Under the Radar: ‘Supporting Characters’ review

★★★☆☆

Premièred at the 2012 Tribeca Film Festival, Daniel Schechter’s Supporting Characters (2012) has the fingerprints of pop culture all over its meta-indie shell. Starring Alex Karpovsky – better known to UK audiences for his role in Lena Dunham’s Girls – Schechter’s promising second feature is a deft and delicate comedy that never takes itself too seriously. This tender and nimbly comical deconstruction of independent filmmaking and the complexities of contemporary metropolitan relationships focuses on two young New York film editors, who are attempting to balance their hectic work schedules and personal lives.

Nick (Karpovsky) and Darryl (Tarik Lowe) are struggling to patch over the cracks within conceited director Adrian’s (Kevin Corrigan) darkly comic romance about a dog-walker, with their intimate working relationship seeing them endeavour to save both this shambles of a film and their own frail lives. From jokes about cutting out minority figures from the film they’re working on to discussing the moral complexities of sleeping with the film’s leading lady, it’s the chemistry between Karpovsky and Lowe that is by far Supporting Character’s most endearing feature.

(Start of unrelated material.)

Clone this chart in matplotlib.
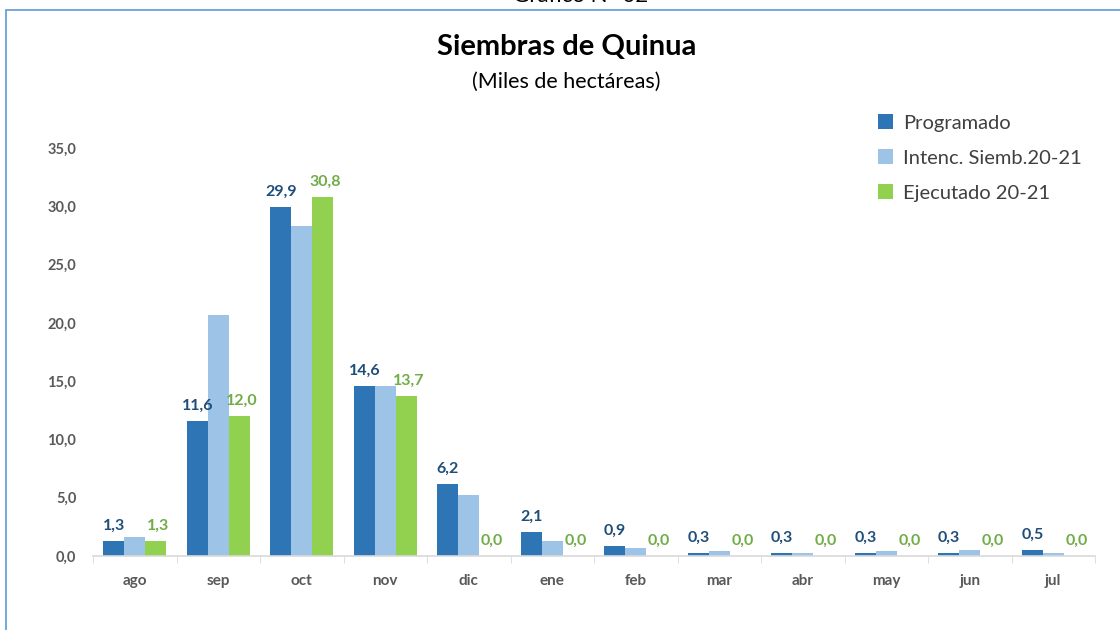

Seamlessly drifting from scene-to-scene, the down-to-earth dialogue and cutting rapport between these two leads beautifully presents both the pitfalls of balancing personal and professional lives whilst capturing the essence of modern male camaraderie. Ostensibly a buddy pic for the skinny-jeaned, thick-rimmed bespectacled, culture-vulture generation, Schechter has beautifully managed to wipe aware the conceited veneer of hipster culture to tell a touching tale of friendship and camaraderie in an industry full of pretence and pompousness.

Whilst imbuing an effortlessly suave sense of realism with the subtle comedy of a mainstream sitcom, Supporting Characters is an undeniable sweet and enjoyable experience that should capture the hearts of those enamoured with the current mumblecore/Dunham trend for lo-fi American storytelling. However, this pandering to populist manifestations of minimalist indies may well have limited its potential audience.

This cineliterate ode to the art of small-time filmmaking will be a satisfyingly humble proposition for those who have grown tired of the self-deprecating, yet curiously superior attitude of similar New York urbanite adventures. Schechter’s Supporting Characters may be lacking in dramatic substance or any tangible cultural significance, but what it lacks in narrative and spectacle it more than makes up for in refreshing realism and clarity of vision.